INSTRUCTION>
Drop every picture. Then return, exactly, the lines from the beginning of the listing below through the one containing "const Y_MINOR_TICKS = [-2.5, 2.5, 7.5, 12.5, 17.5];".

INFORMATION PROVIDED>

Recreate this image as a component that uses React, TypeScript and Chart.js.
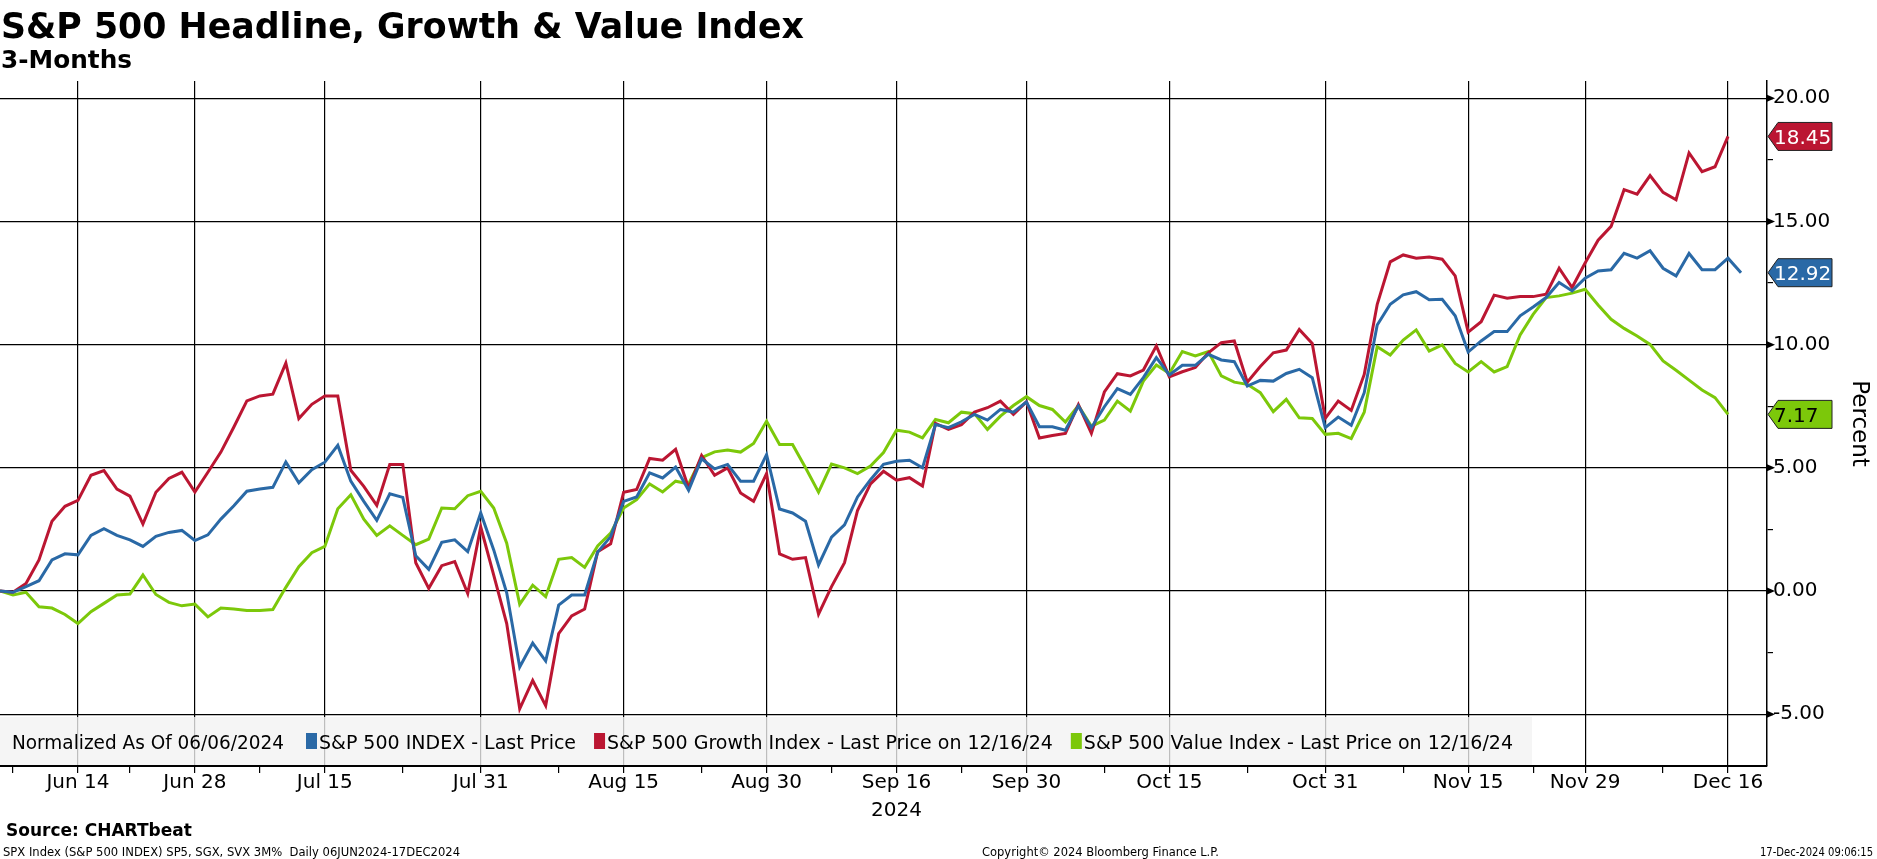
import React, { useEffect, useRef } from 'react';
import { Chart, registerables } from 'chart.js';

Chart.register(...registerables);

// ---------- DATA ----------
const START_DATE = '2024-06-06';
const END_DATE = '2024-12-17';
const HOLIDAYS = ['2024-06-19', '2024-07-04', '2024-09-02', '2024-11-28'];

const MAJOR_TICK_DATES = [
  '2024-06-14', '2024-06-28', '2024-07-15', '2024-07-31', '2024-08-15', '2024-08-30',
  '2024-09-16', '2024-09-30', '2024-10-15', '2024-10-31', '2024-11-15', '2024-11-29', '2024-12-16',
];
const MAJOR_TICK_LABELS = [
  'Jun 14', 'Jun 28', 'Jul 15', 'Jul 31', 'Aug 15', 'Aug 30',
  ['Sep 16', '2024'], 'Sep 30', 'Oct 15', 'Oct 31', 'Nov 15', 'Nov 29', 'Dec 16',
];
const MINOR_TICK_DATES = [
  '2024-06-07', '2024-06-21', '2024-07-08', '2024-07-23', '2024-08-08', '2024-08-23',
  '2024-09-09', '2024-09-23', '2024-10-08', '2024-10-23', '2024-11-08', '2024-11-22', '2024-12-09',
];

const Y_MAJOR_TICKS = [-5, 0, 5, 10, 15, 20];
const Y_MINOR_TICKS = [-2.5, 2.5, 7.5, 12.5, 17.5];

const SPX_NAME = 'S&P 500 INDEX - Last Price';
const GROWTH_NAME = 'S&P 500 Growth Index - Last Price on 12/16/24';
const VALUE_NAME = 'S&P 500 Value Index - Last Price on 12/16/24';
const NORMALIZED_TEXT = 'Normalized As Of 06/06/2024';

const SPX = [
  0, -0.05, 0.18, 0.42, 1.26, 1.51, 1.47, 2.26, 2.53, 2.26,
  2.08, 1.81, 2.22, 2.38, 2.46, 2.05, 2.28, 2.92, 3.46, 4.05,
  4.14, 4.21, 5.24, 4.39, 4.93, 5.23, 5.91, 4.46, 3.64, 2.87,
  3.95, 3.80, 1.43, 0.88, 1.98, 2.08, 1.60, 3.17, 1.67, -0.07,
  -3.08, -2.11, -2.84, -0.57, -0.16, -0.16, 1.58, 2.21, 3.64, 3.82,
  4.80, 4.59, 5.03, 4.09, 5.37, 4.96, 5.14, 4.46, 4.46, 5.54,
  3.33, 3.17, 2.83, 1.06, 2.19, 2.69, 3.82, 4.52, 5.14, 5.27,
  5.31, 5.00, 6.76, 6.63, 6.87, 7.17, 6.94, 7.37, 7.26, 7.67,
  6.67, 6.67, 6.53, 7.51, 6.63, 7.48, 8.22, 7.98, 8.66, 9.47,
  8.77, 9.16, 9.16, 9.61, 9.38, 9.31, 8.32, 8.55, 8.52, 8.83,
  9.00, 8.66, 6.63, 7.06, 6.73, 8.05, 10.80, 11.64, 12.02, 12.15,
  11.82, 11.84, 11.17, 9.70, 10.15, 10.53, 10.53, 11.17, 11.53, 11.91,
  12.52, 12.18, 12.70, 12.99, 13.04, 13.71, 13.51, 13.81, 13.10, 12.79,
  13.70, 13.04, 13.04, 13.51, 12.92,
];

const GROWTH = [
  0, -0.05, 0.31, 1.26, 2.83, 3.44, 3.68, 4.70, 4.89, 4.14,
  3.85, 2.72, 4.01, 4.57, 4.82, 4.02, 4.82, 5.64, 6.66, 7.72,
  7.92, 7.99, 9.25, 7.00, 7.58, 7.92, 7.92, 4.90, 4.25, 3.48,
  5.14, 5.14, 1.15, 0.11, 1.03, 1.20, -0.10, 2.60, 0.65, -1.32,
  -4.78, -3.63, -4.65, -1.73, -1.01, -0.73, 1.60, 1.92, 4.01, 4.12,
  5.38, 5.31, 5.75, 4.18, 5.50, 4.70, 5.00, 3.98, 3.64, 4.77,
  1.51, 1.29, 1.36, -0.94, 0.18, 1.15, 3.27, 4.35, 4.86, 4.50,
  4.60, 4.26, 6.80, 6.56, 6.75, 7.26, 7.44, 7.71, 7.17, 7.68,
  6.21, 6.31, 6.40, 7.57, 6.40, 8.08, 8.82, 8.73, 8.97, 9.95,
  8.69, 8.90, 9.07, 9.67, 10.08, 10.15, 8.48, 9.11, 9.67, 9.78,
  10.62, 10.05, 7.01, 7.71, 7.33, 8.79, 11.64, 13.36, 13.64, 13.51,
  13.56, 13.47, 12.79, 10.51, 10.93, 12.01, 11.88, 11.95, 11.95, 12.05,
  13.10, 12.32, 13.31, 14.24, 14.80, 16.29, 16.11, 16.86, 16.18, 15.88,
  17.78, 17.02, 17.22, 18.45,
];

const VALUE = [
  0, -0.16, -0.05, -0.64, -0.69, -0.95, -1.32, -0.84, -0.50, -0.16,
  -0.12, 0.65, -0.14, -0.46, -0.60, -0.53, -1.05, -0.69, -0.73, -0.79,
  -0.79, -0.75, 0.15, 0.99, 1.56, 1.81, 3.34, 3.91, 2.92, 2.26,
  2.65, 2.26, 1.88, 2.11, 3.37, 3.34, 3.87, 4.05, 3.37, 1.94,
  -0.54, 0.24, -0.23, 1.29, 1.36, 0.96, 1.83, 2.35, 3.37, 3.71,
  4.35, 4.02, 4.46, 4.35, 5.41, 5.65, 5.72, 5.64, 5.99, 6.89,
  5.95, 5.95, 5.00, 4.01, 5.15, 5.00, 4.77, 5.07, 5.62, 6.53,
  6.45, 6.22, 6.96, 6.83, 7.26, 7.20, 6.56, 7.10, 7.53, 7.89,
  7.53, 7.37, 6.86, 7.53, 6.69, 6.94, 7.71, 7.30, 8.52, 9.17,
  8.83, 9.72, 9.54, 9.72, 8.73, 8.48, 8.39, 8.05, 7.28, 7.78,
  7.03, 7.00, 6.36, 6.40, 6.19, 7.26, 9.92, 9.58, 10.19, 10.60,
  9.74, 9.99, 9.24, 8.89, 9.31, 8.89, 9.11, 10.39, 11.23, 11.91,
  11.98, 12.09, 12.25, 11.61, 11.03, 10.66, 10.35, 10.01, 9.34, 8.96,
  8.56, 8.16, 7.85, 7.17,
];

// ---------- STYLE ----------
const BLUE = '#2a69a6';
const RED = '#bb1632';
const GREEN = '#7cc80a';
const FONT = '"DejaVu Sans", "Noto Sans", sans-serif';

function tradingDays(start: string, end: string, holidays: string[]): string[] {
  const out: string[] = [];
  const d = new Date(start + 'T00:00:00Z');
  const e = new Date(end + 'T00:00:00Z');
  while (d <= e) {
    const iso = d.toISOString().slice(0, 10);
    const wd = d.getUTCDay();
    if (wd !== 0 && wd !== 6 && !holidays.includes(iso)) out.push(iso);
    d.setUTCDate(d.getUTCDate() + 1);
  }
  return out;
}

function drawText(
  ctx: CanvasRenderingContext2D, s: string, x: number, y: number, font: string,
  color: string, align: 'left' | 'right' | 'center' = 'left', fitWidth?: number,
) {
  ctx.save();
  ctx.font = font;
  ctx.fillStyle = color;
  ctx.textBaseline = 'alphabetic';
  ctx.textAlign = 'left';
  const w = ctx.measureText(s).width;
  const sx = fitWidth ? fitWidth / w : 1;
  const x0 = align === 'left' ? x : align === 'right' ? x - w * sx : x - (w * sx) / 2;
  ctx.translate(x0, y);
  ctx.scale(sx, 1);
  ctx.fillText(s, 0, 0);
  ctx.restore();
}

export default function App() {
  const ref = useRef<HTMLCanvasElement | null>(null);

  useEffect(() => {
    document.body.style.margin = '0';
    const canvas = ref.current;
    if (!canvas) return;

    const dates = tradingDays(START_DATE, END_DATE, HOLIDAYS);
    const majorIdx = MAJOR_TICK_DATES.map((d) => dates.indexOf(d));
    const minorIdx = MINOR_TICK_DATES.map((d) => dates.indexOf(d));
    const xMax = dates.length + 1;

    const toPts = (arr: number[]) => arr.map((v, i) => ({ x: i, y: v }));

    const overlay = {
      id: 'bbgOverlay',
      beforeDraw(chart: any) {
        const c = chart.ctx;
        c.save();
        c.fillStyle = '#ffffff';
        c.fillRect(0, 0, chart.width, chart.height);
        c.restore();
      },
      afterDatasetsDraw(chart: any) {
        const c: CanvasRenderingContext2D = chart.ctx;
        const area = chart.chartArea;
        const ys = chart.scales.y;

        // legend box
        c.save();
        c.fillStyle = 'rgba(242,242,242,0.78)';
        c.fillRect(area.left, 717, 1532, area.bottom - 717 - 1);
        c.restore();
        const lf = `19px ${FONT}`;
        c.save();
        c.font = lf;
        let lx = 12;
        const ly = 749;
        drawText(c, NORMALIZED_TEXT, lx, ly, lf, '#000', 'left', 272);
        lx += 272 + 22;
        const items: [string, string][] = [[BLUE, SPX_NAME], [RED, GROWTH_NAME], [GREEN, VALUE_NAME]];
        for (const [col, name] of items) {
          c.fillStyle = col;
          c.fillRect(lx, 733, 11, 16);
          lx += 13;
          drawText(c, name, lx, ly, lf, '#000');
          lx += c.measureText(name).width + 18;
        }
        c.restore();

        // arrowheads on major y ticks
        c.save();
        c.fillStyle = '#000';
        for (const v of Y_MAJOR_TICKS) {
          const y = ys.getPixelForValue(v);
          c.beginPath();
          c.moveTo(area.right, y - 3.5);
          c.lineTo(area.right + 8, y);
          c.lineTo(area.right, y + 3.5);
          c.closePath();
          c.fill();
        }
        c.restore();

        // last-value tags
        const tags: [number[], string, string][] = [
          [GROWTH, RED, '#ffffff'],
          [SPX, BLUE, '#ffffff'],
          [VALUE, GREEN, '#000000'],
        ];
        for (const [arr, col, tcol] of tags) {
          const v = arr[arr.length - 1];
          const y = ys.getPixelForValue(v);
          const x0 = area.right + 1;
          const h = 14;
          c.save();
          c.beginPath();
          c.moveTo(x0, y);
          c.lineTo(x0 + 10, y - h);
          c.lineTo(1832, y - h);
          c.lineTo(1832, y + h);
          c.lineTo(x0 + 10, y + h);
          c.closePath();
          c.fillStyle = col;
          c.fill();
          c.lineWidth = 1;
          c.strokeStyle = '#222';
          c.stroke();
          c.restore();
          drawText(c, v.toFixed(2), x0 + 6, y + 7.5, `20px ${FONT}`, tcol);
        }

        // titles & footers
        drawText(c, 'S&P 500 Headline, Growth & Value Index', 1, 38, `bold 35px ${FONT}`, '#000', 'left', 803);
        drawText(c, '3-Months', 1, 68, `bold 25px ${FONT}`, '#000', 'left', 131);
        drawText(c, 'Source: CHARTbeat', 6, 836, `bold 17px ${FONT}`, '#000');
        drawText(c, 'SPX Index (S&P 500 INDEX) SP5, SGX, SVX 3M%  Daily 06JUN2024-17DEC2024', 3, 856, `13px ${FONT}`, '#000', 'left', 457);
        drawText(c, 'Copyright\u00A9 2024 Bloomberg Finance L.P.', 982, 856, `13px ${FONT}`, '#000', 'left', 237);
        drawText(c, '17-Dec-2024 09:06:15', 1873, 856, `13px ${FONT}`, '#000', 'right', 113);
      },
    };

    const chart = new Chart(canvas, {
      type: 'line',
      data: {
        datasets: [
          { label: SPX_NAME, data: toPts(SPX), borderColor: BLUE, borderWidth: 3, pointRadius: 0, tension: 0 },
          { label: GROWTH_NAME, data: toPts(GROWTH), borderColor: RED, borderWidth: 3, pointRadius: 0, tension: 0 },
          { label: VALUE_NAME, data: toPts(VALUE), borderColor: GREEN, borderWidth: 3, pointRadius: 0, tension: 0 },
        ],
      },
      options: {
        responsive: false,
        animation: false,
        devicePixelRatio: 1,
        layout: { padding: { top: 81, left: 0, right: 0, bottom: 0 } },
        plugins: { legend: { display: false }, tooltip: { enabled: false }, title: { display: false } },
        scales: {
          x: {
            type: 'linear',
            min: 0,
            max: xMax,
            afterBuildTicks: (scale: any) => {
              scale.ticks = [...majorIdx, ...minorIdx].sort((a, b) => a - b).map((v) => ({ value: v }));
            },
            afterFit: (scale: any) => {
              scale.height = 93;
            },
            grid: {
              color: (ctx: any) => (ctx.tick && majorIdx.includes(ctx.tick.value) ? '#000' : 'rgba(0,0,0,0)'),
              lineWidth: 1.2,
              tickColor: '#000',
              tickLength: 7,
              drawTicks: true,
            },
            border: { display: true, color: '#000', width: 2 },
            ticks: {
              autoSkip: false,
              maxRotation: 0,
              padding: -4,
              color: '#000',
              font: { family: FONT, size: 20, lineHeight: 1.4 },
              callback: (value: any) => {
                const k = majorIdx.indexOf(value);
                return k >= 0 ? (MAJOR_TICK_LABELS[k] as any) : '';
              },
            },
          },
          y: {
            type: 'linear',
            position: 'right',
            min: -7.1,
            max: 20.7,
            afterBuildTicks: (scale: any) => {
              scale.ticks = [...Y_MAJOR_TICKS, ...Y_MINOR_TICKS].sort((a, b) => a - b).map((v) => ({ value: v }));
            },
            afterFit: (scale: any) => {
              scale.width = 110;
            },
            grid: {
              color: (ctx: any) => (ctx.tick && Y_MAJOR_TICKS.includes(ctx.tick.value) ? '#000' : 'rgba(0,0,0,0)'),
              lineWidth: 1.2,
              tickColor: '#000',
              tickLength: 6,
            },
            border: { display: true, color: '#000', width: 1.5 },
            ticks: {
              padding: 0,
              color: '#000',
              font: { family: FONT, size: 20 },
              callback: (value: any) => (Y_MAJOR_TICKS.includes(value) ? Number(value).toFixed(2) : ''),
            },
            title: {
              display: true,
              text: 'Percent',
              color: '#000',
              font: { family: FONT, size: 23 },
              padding: { top: 4, bottom: 0 },
            },
          },
        },
      },
      plugins: [overlay],
    } as any);

    return () => chart.destroy();
  }, []);

  return (
    <div style={{ width: 1877, height: 859 }}>
      <canvas ref={ref} width={1877} height={859} style={{ display: 'block', width: 1877, height: 859 }} />
    </div>
  );
}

EXERCISE OUTPUT>
Recreate this image as a component that uses React, TypeScript and Chart.js.
import React, { useEffect, useRef } from 'react';
import { Chart, registerables } from 'chart.js';

Chart.register(...registerables);

// ---------- DATA ----------
const START_DATE = '2024-06-06';
const END_DATE = '2024-12-17';
const HOLIDAYS = ['2024-06-19', '2024-07-04', '2024-09-02', '2024-11-28'];

const MAJOR_TICK_DATES = [
  '2024-06-14', '2024-06-28', '2024-07-15', '2024-07-31', '2024-08-15', '2024-08-30',
  '2024-09-16', '2024-09-30', '2024-10-15', '2024-10-31', '2024-11-15', '2024-11-29', '2024-12-16',
];
const MAJOR_TICK_LABELS = [
  'Jun 14', 'Jun 28', 'Jul 15', 'Jul 31', 'Aug 15', 'Aug 30',
  ['Sep 16', '2024'], 'Sep 30', 'Oct 15', 'Oct 31', 'Nov 15', 'Nov 29', 'Dec 16',
];
const MINOR_TICK_DATES = [
  '2024-06-07', '2024-06-21', '2024-07-08', '2024-07-23', '2024-08-08', '2024-08-23',
  '2024-09-09', '2024-09-23', '2024-10-08', '2024-10-23', '2024-11-08', '2024-11-22', '2024-12-09',
];

const Y_MAJOR_TICKS = [-5, 0, 5, 10, 15, 20];
const Y_MINOR_TICKS = [-2.5, 2.5, 7.5, 12.5, 17.5];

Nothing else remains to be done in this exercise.